■ REQUIRED WORK
Line by line, repeat the data below exactly, beginning at the first line and ending at the line with "-10, 52, -11];". Omit pictures.

■ DATA EXTRACT
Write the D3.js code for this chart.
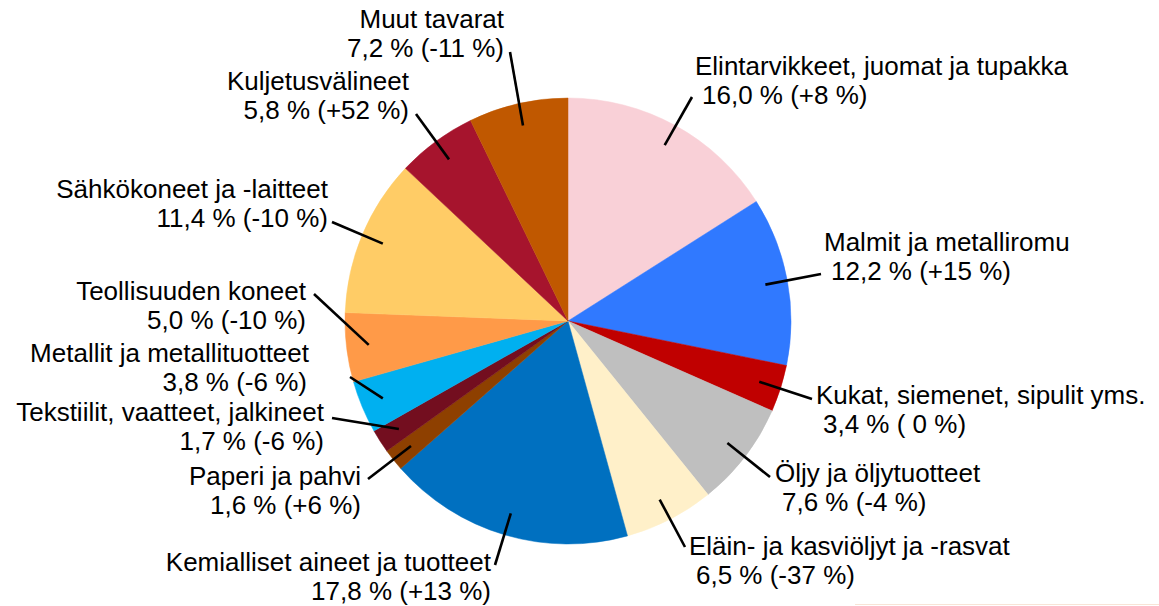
<!DOCTYPE html>
<html>
<head>
<meta charset="utf-8">
<script src="https://cdn.jsdelivr.net/npm/d3@7"></script>
<style>
  html, body { margin: 0; padding: 0; background: #fff; }
  svg { display: block; }
  text { font-family: "Liberation Sans", Arial, sans-serif; fill: #000; }
</style>
</head>
<body>
<svg id="chart" width="1159" height="606"></svg>
<script>
// tavararyhmät, osuus % ja muutos %
var categories = [
  "Elintarvikkeet, juomat ja tupakka",
  "Malmit ja metalliromu",
  "Kukat, siemenet, sipulit yms.",
  "Öljy ja öljytuotteet",
  "Eläin- ja kasviöljyt ja -rasvat",
  "Kemialliset aineet ja tuotteet",
  "Paperi ja pahvi",
  "Tekstiilit, vaatteet, jalkineet",
  "Metallit ja metallituotteet",
  "Teollisuuden koneet",
  "Sähkökoneet ja -laitteet",
  "Kuljetusvälineet",
  "Muut tavarat"
];
var shares = [16.0, 12.2, 3.4, 7.6, 6.5, 17.8, 1.6, 1.7, 3.8, 5.0, 11.4, 5.8, 7.2];
var changes = [8, 15, 0, -4, -37, 13, 6, -6, -6, -10, -10, 52, -11];

var colors = ["#F9D0D7", "#3079FF", "#C00000", "#BFBFBF", "#FFF0C9", "#0070C0",
  "#8E4000", "#730E1F", "#00B0F0", "#FF9A48", "#FFCC66", "#A6142D", "#C05800"];

// label placement: leader line end, text x, first baseline, anchor, 2nd line x shift
var labelLayout = [
  [692, 97, 695, 75, "start", 7],
  [821, 274, 824, 251, "start", 7],
  [812, 399, 816, 404, "start", 7],
  [770, 477, 775, 482, "start", 7],
  [685, 547, 689, 555, "start", 7],
  [495, 565, 491, 571, "end", 0],
  [368, 479, 361, 485, "end", 0],
  [332, 418, 324, 421, "end", 0],
  [350, 377, 309, 362, "end", -2],
  [314, 294, 306, 300, "end", 0],
  [332, 222, 328, 198, "end", 0],
  [416, 114, 409, 90, "end", 0],
  [510, 52, 504, 28, "end", 0]
];

var cx = 568, cy = 321, radius = 223;
var fmt = function(v) { return v.toFixed(1).replace(".", ","); };
var fmtChange = function(v) { return v > 0 ? "+" + v : (v == 0 ? " 0" : String(v)); };

var data = categories.map(function(c, i) {
  return { name: c, share: shares[i], change: changes[i], color: colors[i], layout: labelLayout[i] };
});

var svg = d3.select("#chart");
var g = svg.append("g").attr("transform", "translate(" + cx + "," + cy + ")");

var pie = d3.pie().sort(null).value(function(d) { return d.share; });
var arc = d3.arc().innerRadius(0).outerRadius(radius);
var inner = d3.arc().innerRadius(radius * 0.9).outerRadius(radius * 0.9);
var arcs = pie(data);

g.selectAll("path.slice")
  .data(arcs)
  .join("path")
  .attr("class", "slice")
  .attr("d", arc)
  .attr("fill", function(d) { return d.data.color; })
  .attr("stroke", function(d) { return d.data.color; })
  .attr("stroke-width", 0.5);

// leader lines
g.selectAll("line.leader")
  .data(arcs)
  .join("line")
  .attr("class", "leader")
  .attr("x1", function(d) { return inner.centroid(d)[0]; })
  .attr("y1", function(d) { return inner.centroid(d)[1]; })
  .attr("x2", function(d) { return d.data.layout[0] - cx; })
  .attr("y2", function(d) { return d.data.layout[1] - cy; })
  .attr("stroke", "#000")
  .attr("stroke-width", 2.6);

var labels = svg.append("g")
  .attr("font-size", 26)
  .selectAll("text")
  .data(data)
  .join("text")
  .attr("text-anchor", function(d) { return d.layout[4]; });

labels.append("tspan")
  .attr("x", function(d) { return d.layout[2]; })
  .attr("y", function(d) { return d.layout[3]; })
  .text(function(d) { return d.name; });

labels.append("tspan")
  .attr("x", function(d) { return d.layout[2] + d.layout[5]; })
  .attr("y", function(d) { return d.layout[3] + 29; })
  .attr("xml:space", "preserve")
  .style("white-space", "pre")
  .text(function(d) { return fmt(d.share) + " % (" + fmtChange(d.change) + " %)"; });

// faint border fragment bottom right
svg.append("line")
  .attr("x1", 855).attr("x2", 1159)
  .attr("y1", 604.5).attr("y2", 604.5)
  .attr("stroke", "#F8E4D6")
  .attr("stroke-width", 1);
</script>
</body>
</html>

■ EXERCISE RESULT
Write the D3.js code for this chart.
<!DOCTYPE html>
<html>
<head>
<meta charset="utf-8">
<script src="https://cdn.jsdelivr.net/npm/d3@7"></script>
<style>
  html, body { margin: 0; padding: 0; background: #fff; }
  svg { display: block; }
  text { font-family: "Liberation Sans", Arial, sans-serif; fill: #000; }
</style>
</head>
<body>
<svg id="chart" width="1159" height="606"></svg>
<script>
// tavararyhmät, osuus % ja muutos %
var categories = [
  "Elintarvikkeet, juomat ja tupakka",
  "Malmit ja metalliromu",
  "Kukat, siemenet, sipulit yms.",
  "Öljy ja öljytuotteet",
  "Eläin- ja kasviöljyt ja -rasvat",
  "Kemialliset aineet ja tuotteet",
  "Paperi ja pahvi",
  "Tekstiilit, vaatteet, jalkineet",
  "Metallit ja metallituotteet",
  "Teollisuuden koneet",
  "Sähkökoneet ja -laitteet",
  "Kuljetusvälineet",
  "Muut tavarat"
];
var shares = [16.0, 12.2, 3.4, 7.6, 6.5, 17.8, 1.6, 1.7, 3.8, 5.0, 11.4, 5.8, 7.2];
var changes = [8, 15, 0, -4, -37, 13, 6, -6, -6, -10, -10, 52, -11];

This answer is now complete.